On the phone my cousin asked me “What are you reading?” and I was stunned into momentary silence because this isn’t a question I’m often asked. Knowing his reading is as vast as the prairies I was afraid to answer “short stories” for the only form less appealing to the reading world is poetry.
“Truth is like poetry and most people fucking hate poetry.” – from The Big Short
I’m also reading poetry but I didn’t tell him that.
I read short stories because they are quick and I can finish one at bedtime and be satisfied. I read poetry for the opposite reason: Poetry slows me down. A single word like “thestered” in Nocturn by W.H. Auden stalls me, brings me to a moment of concentration that I can’t find in my job, or my family life as I ping-pong from one task, one thought, one imperative to the next.
In reading a novel I’m absorbed in movement from page to page, poured out by plot, needing to advance to the next chapter and the next and the next. I don’t pause. I need to finish. It is a hurry-up read.
My non-fiction reading comes in compact literary magazines and on-line journals. How do you explain this to a man who uses books as coffee tables and coasters and foot stools? A man who lives far back in the bush on Vancouver Island and lives on a pension smaller than a cherry tomato but who lives an interior life larger and richer than anyone in Trump Tower?
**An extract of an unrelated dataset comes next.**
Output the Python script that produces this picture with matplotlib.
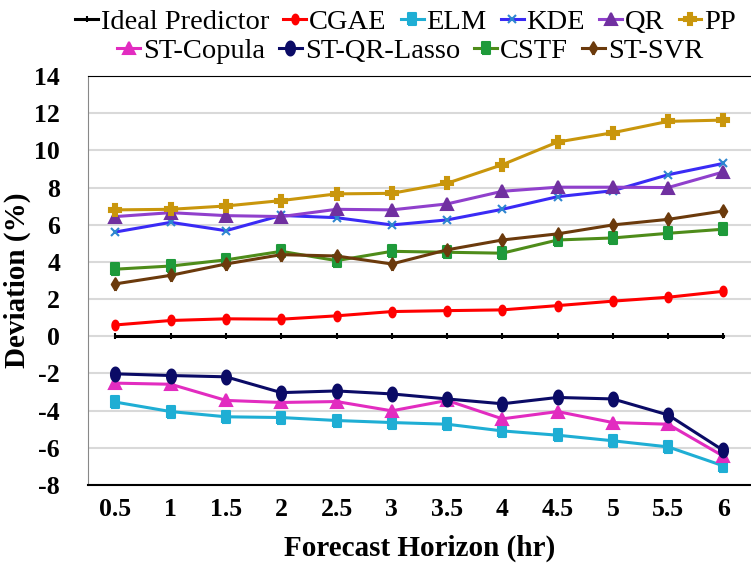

We talk books together because this is what he talked about with my mother. He assumes I must be a reader too and he is right. I like this triangulation that connects my mother to him and to me across time, across space and skirts the absence of my long dead mother. I like this unseen legacy given by my mother to her children, a legacy that, more than anything else, makes us richer than our bank accounts will ever show.